Instructions to follow:
Look for the word "this" in the entries below, then copy every line that has it.

Information shown:
>>

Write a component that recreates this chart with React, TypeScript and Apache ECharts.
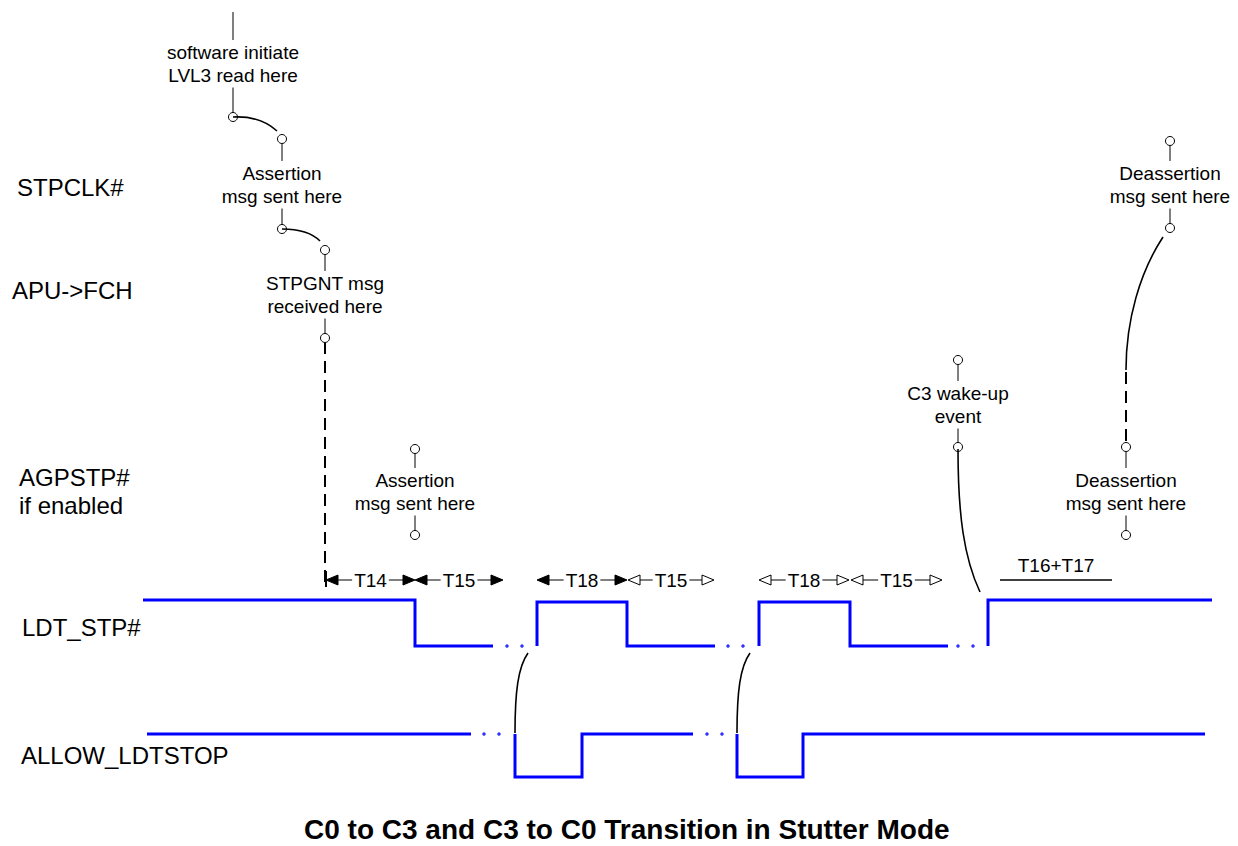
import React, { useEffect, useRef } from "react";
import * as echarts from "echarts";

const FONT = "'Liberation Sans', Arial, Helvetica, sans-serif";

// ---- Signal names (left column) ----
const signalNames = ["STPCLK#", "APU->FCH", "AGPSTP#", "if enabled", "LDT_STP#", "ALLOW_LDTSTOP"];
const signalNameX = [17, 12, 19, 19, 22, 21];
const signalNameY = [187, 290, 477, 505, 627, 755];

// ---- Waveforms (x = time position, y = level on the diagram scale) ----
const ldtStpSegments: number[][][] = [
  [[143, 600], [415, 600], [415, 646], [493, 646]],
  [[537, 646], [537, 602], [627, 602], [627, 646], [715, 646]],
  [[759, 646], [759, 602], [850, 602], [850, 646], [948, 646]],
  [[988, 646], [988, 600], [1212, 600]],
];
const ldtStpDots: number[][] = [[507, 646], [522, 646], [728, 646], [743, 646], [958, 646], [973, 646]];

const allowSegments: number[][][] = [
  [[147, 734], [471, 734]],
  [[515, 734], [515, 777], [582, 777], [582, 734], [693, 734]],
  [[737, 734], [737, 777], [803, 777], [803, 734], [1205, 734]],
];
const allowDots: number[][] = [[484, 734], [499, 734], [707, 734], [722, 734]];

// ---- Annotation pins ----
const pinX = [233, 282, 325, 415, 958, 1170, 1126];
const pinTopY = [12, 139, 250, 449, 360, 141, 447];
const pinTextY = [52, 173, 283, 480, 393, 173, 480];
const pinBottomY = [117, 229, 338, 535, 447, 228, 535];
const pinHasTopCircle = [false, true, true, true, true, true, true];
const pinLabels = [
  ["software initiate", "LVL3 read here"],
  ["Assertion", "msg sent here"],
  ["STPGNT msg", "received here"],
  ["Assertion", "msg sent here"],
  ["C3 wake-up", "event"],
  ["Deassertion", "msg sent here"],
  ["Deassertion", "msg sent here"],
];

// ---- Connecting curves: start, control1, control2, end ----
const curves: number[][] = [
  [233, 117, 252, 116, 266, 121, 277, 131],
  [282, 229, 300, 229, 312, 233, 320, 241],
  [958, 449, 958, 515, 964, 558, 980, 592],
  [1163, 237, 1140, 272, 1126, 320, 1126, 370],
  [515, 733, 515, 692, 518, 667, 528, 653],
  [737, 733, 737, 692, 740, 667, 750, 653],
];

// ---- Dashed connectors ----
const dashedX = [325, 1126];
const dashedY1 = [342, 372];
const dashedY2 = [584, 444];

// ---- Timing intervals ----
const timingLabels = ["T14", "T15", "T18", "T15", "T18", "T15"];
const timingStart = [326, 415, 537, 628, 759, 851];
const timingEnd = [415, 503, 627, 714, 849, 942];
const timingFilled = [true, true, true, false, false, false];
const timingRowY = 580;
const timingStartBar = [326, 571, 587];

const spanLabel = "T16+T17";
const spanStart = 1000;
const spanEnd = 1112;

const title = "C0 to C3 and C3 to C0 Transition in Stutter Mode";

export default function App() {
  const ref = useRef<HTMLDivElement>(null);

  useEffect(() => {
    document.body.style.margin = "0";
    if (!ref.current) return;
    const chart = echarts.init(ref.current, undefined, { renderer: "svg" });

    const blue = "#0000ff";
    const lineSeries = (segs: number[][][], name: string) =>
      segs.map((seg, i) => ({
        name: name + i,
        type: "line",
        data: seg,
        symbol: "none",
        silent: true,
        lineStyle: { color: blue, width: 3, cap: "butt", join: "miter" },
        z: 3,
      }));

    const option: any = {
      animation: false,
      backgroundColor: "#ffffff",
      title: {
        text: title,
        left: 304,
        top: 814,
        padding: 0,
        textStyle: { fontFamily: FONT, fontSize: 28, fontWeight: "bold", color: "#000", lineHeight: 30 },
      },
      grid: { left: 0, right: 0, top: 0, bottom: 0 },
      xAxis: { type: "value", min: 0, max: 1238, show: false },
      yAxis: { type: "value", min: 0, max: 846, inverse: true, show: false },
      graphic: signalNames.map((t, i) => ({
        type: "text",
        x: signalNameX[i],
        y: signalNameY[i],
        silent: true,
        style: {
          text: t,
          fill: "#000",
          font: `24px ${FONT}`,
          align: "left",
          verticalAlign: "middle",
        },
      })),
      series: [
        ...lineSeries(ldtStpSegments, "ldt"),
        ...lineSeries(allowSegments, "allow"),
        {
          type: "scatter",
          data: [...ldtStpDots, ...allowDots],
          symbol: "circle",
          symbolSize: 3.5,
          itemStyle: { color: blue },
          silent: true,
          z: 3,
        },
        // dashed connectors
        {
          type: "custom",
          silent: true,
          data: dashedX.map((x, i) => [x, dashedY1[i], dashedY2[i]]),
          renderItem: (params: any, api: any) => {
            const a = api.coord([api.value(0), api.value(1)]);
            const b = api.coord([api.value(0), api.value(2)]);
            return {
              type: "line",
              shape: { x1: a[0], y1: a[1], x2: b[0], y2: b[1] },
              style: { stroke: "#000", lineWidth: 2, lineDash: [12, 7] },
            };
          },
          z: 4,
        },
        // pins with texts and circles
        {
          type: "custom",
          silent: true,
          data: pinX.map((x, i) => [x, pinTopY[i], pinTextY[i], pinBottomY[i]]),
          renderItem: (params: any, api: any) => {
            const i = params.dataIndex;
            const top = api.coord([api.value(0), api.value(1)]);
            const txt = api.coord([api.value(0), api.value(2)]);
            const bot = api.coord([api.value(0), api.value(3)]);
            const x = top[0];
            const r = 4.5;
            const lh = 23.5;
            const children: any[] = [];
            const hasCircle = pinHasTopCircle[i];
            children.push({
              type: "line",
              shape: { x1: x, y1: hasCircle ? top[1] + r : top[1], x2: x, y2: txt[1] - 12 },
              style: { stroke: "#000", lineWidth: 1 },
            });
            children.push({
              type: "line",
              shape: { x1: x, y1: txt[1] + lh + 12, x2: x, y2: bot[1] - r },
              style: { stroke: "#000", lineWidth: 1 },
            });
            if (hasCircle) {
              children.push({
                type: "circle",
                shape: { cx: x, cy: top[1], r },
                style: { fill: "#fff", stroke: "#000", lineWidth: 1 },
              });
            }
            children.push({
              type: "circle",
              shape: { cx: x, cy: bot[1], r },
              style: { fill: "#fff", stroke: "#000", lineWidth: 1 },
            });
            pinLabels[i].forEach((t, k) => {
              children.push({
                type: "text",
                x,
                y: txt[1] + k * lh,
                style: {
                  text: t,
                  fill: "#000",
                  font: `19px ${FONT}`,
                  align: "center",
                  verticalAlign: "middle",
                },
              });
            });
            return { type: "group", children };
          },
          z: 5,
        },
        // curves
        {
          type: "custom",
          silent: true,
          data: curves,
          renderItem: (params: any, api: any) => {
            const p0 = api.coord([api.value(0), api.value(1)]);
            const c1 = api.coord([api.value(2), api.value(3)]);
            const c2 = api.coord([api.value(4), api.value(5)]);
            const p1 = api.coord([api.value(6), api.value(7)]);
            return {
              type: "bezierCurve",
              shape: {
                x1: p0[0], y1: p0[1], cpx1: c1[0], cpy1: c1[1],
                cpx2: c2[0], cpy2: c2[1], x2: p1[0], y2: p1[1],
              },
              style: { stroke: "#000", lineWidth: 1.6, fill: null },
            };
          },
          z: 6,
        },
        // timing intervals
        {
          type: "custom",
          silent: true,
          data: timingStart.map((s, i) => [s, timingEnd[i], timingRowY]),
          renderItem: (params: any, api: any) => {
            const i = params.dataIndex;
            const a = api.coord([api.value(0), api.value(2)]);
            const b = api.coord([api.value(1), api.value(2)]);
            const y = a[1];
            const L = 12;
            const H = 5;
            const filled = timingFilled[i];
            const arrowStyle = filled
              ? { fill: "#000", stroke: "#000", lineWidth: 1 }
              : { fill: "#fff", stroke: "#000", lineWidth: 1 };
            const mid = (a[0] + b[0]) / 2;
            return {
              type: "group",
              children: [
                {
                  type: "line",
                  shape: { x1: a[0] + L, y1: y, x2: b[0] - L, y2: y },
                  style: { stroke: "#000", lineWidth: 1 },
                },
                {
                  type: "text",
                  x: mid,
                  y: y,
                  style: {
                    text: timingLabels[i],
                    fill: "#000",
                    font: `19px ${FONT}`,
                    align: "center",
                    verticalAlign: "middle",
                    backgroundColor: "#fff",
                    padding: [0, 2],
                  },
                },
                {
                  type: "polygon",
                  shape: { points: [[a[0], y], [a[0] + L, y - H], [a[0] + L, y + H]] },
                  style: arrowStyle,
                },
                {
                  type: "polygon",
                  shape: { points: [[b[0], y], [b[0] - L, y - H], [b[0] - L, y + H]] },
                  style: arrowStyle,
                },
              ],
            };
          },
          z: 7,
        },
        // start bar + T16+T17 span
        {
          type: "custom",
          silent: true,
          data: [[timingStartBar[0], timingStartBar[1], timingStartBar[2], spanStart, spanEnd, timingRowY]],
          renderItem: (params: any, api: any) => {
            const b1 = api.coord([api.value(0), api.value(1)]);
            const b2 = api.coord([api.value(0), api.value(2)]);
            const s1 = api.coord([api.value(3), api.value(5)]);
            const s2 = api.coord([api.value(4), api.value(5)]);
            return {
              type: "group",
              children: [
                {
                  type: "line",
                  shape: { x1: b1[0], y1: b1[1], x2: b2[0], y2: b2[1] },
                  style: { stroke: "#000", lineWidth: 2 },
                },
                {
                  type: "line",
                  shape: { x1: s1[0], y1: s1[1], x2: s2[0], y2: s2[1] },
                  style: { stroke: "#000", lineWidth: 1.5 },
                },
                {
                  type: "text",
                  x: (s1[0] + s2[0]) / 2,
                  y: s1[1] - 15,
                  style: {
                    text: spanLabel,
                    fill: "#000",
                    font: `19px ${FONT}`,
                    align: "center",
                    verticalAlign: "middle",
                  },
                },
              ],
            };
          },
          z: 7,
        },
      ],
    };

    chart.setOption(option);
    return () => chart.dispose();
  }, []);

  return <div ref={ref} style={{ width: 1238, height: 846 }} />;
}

<<
>>

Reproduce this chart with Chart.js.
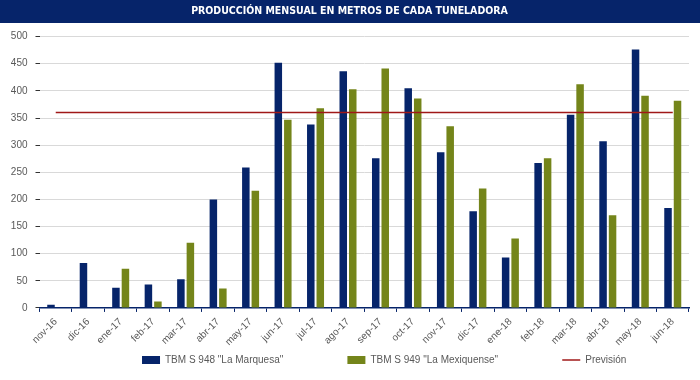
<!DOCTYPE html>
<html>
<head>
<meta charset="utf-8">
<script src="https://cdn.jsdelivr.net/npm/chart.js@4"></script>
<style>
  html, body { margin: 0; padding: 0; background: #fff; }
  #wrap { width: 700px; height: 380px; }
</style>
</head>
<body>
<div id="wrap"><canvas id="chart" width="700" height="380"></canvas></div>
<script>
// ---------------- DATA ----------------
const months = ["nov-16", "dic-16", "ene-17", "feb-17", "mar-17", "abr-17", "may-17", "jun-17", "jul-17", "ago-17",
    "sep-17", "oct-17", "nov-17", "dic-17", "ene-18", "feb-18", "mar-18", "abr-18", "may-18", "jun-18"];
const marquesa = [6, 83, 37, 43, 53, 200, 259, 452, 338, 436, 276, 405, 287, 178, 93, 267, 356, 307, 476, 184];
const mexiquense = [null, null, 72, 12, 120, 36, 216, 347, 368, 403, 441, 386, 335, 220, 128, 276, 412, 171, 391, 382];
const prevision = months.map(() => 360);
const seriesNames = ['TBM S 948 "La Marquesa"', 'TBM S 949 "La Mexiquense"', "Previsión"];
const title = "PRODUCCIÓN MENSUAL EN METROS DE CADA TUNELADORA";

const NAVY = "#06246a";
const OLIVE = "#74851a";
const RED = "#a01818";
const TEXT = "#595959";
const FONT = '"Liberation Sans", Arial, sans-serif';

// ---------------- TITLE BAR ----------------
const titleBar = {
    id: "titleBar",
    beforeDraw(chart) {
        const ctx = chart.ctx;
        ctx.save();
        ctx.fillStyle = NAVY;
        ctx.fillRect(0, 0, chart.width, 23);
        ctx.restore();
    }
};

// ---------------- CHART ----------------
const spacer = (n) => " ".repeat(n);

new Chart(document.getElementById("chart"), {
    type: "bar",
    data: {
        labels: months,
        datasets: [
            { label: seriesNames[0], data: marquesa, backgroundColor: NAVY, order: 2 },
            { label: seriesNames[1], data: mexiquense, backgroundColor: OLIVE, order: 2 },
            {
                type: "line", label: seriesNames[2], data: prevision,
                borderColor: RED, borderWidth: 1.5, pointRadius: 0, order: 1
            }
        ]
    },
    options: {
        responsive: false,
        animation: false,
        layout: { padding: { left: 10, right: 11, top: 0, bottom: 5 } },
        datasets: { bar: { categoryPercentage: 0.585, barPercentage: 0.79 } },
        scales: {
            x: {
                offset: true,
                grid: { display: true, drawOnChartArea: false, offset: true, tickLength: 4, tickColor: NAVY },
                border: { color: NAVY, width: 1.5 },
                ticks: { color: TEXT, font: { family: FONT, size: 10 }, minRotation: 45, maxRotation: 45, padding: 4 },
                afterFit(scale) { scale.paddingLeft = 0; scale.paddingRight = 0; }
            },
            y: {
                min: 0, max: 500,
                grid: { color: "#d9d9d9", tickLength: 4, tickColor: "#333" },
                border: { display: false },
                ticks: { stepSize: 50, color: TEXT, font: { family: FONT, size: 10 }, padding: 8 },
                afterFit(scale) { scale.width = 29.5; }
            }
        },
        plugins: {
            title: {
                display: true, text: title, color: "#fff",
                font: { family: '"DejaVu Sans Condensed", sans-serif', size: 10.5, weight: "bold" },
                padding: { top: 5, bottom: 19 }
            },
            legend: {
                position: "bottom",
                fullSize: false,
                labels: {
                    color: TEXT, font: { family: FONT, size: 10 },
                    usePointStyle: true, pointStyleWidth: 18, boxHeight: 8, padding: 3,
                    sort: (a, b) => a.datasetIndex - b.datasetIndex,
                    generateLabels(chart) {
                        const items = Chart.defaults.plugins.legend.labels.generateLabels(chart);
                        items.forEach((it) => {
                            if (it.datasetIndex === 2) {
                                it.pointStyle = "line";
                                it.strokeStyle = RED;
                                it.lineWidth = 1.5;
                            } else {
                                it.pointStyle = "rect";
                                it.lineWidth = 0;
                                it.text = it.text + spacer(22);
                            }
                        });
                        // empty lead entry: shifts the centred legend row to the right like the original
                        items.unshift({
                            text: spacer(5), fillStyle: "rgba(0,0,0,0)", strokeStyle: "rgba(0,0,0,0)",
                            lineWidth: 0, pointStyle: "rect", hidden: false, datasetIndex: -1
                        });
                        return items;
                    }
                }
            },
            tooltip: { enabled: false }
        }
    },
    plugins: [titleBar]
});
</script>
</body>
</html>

<<
>>

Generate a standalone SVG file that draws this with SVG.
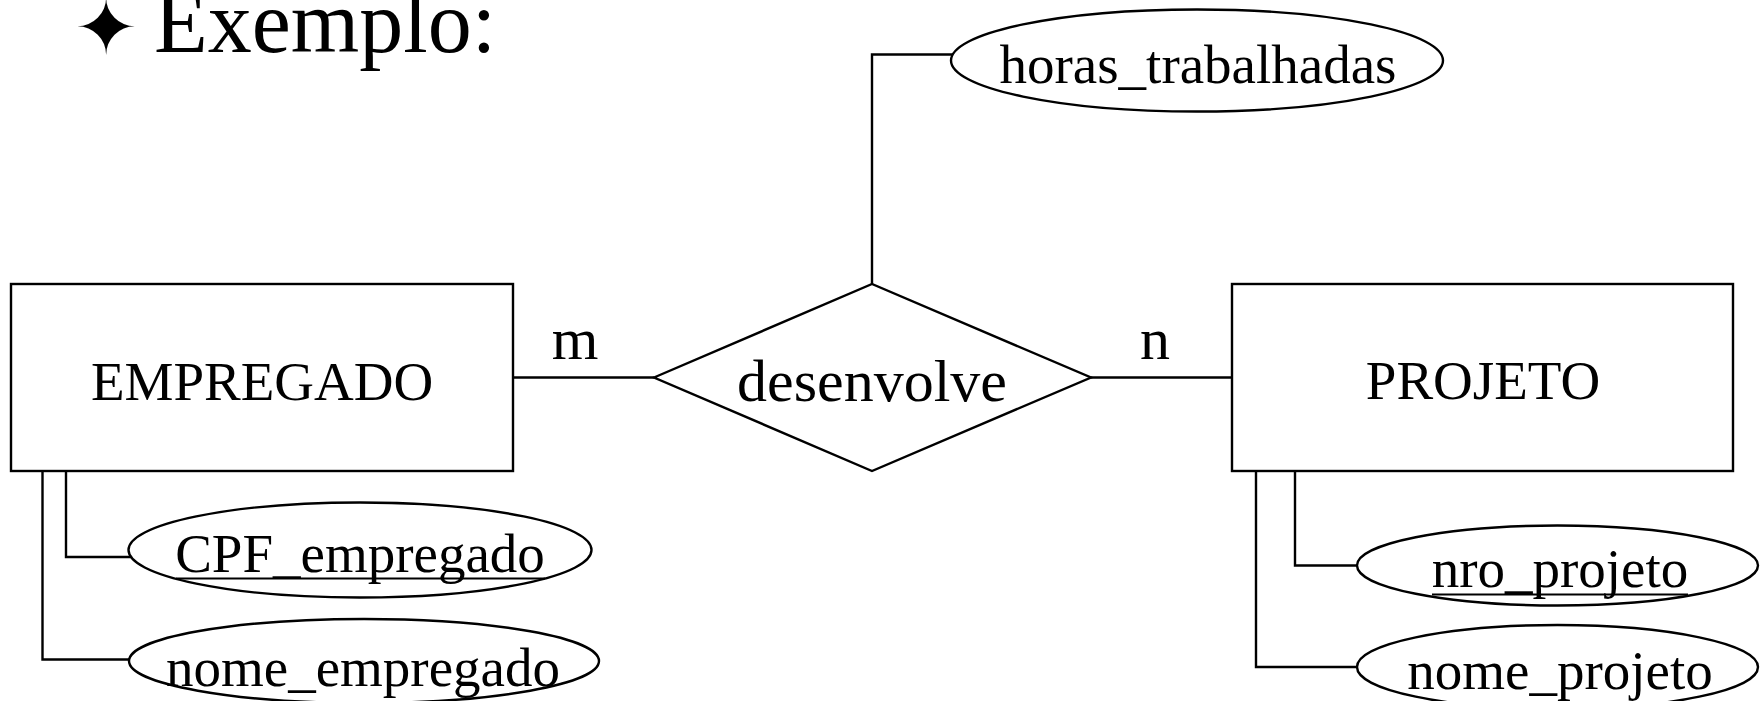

<<

Result:
Write a component that recreates this chart with React, TypeScript and Apache ECharts.
Reproduce this chart with Chart.js.
Generate a standalone SVG file that draws this with SVG.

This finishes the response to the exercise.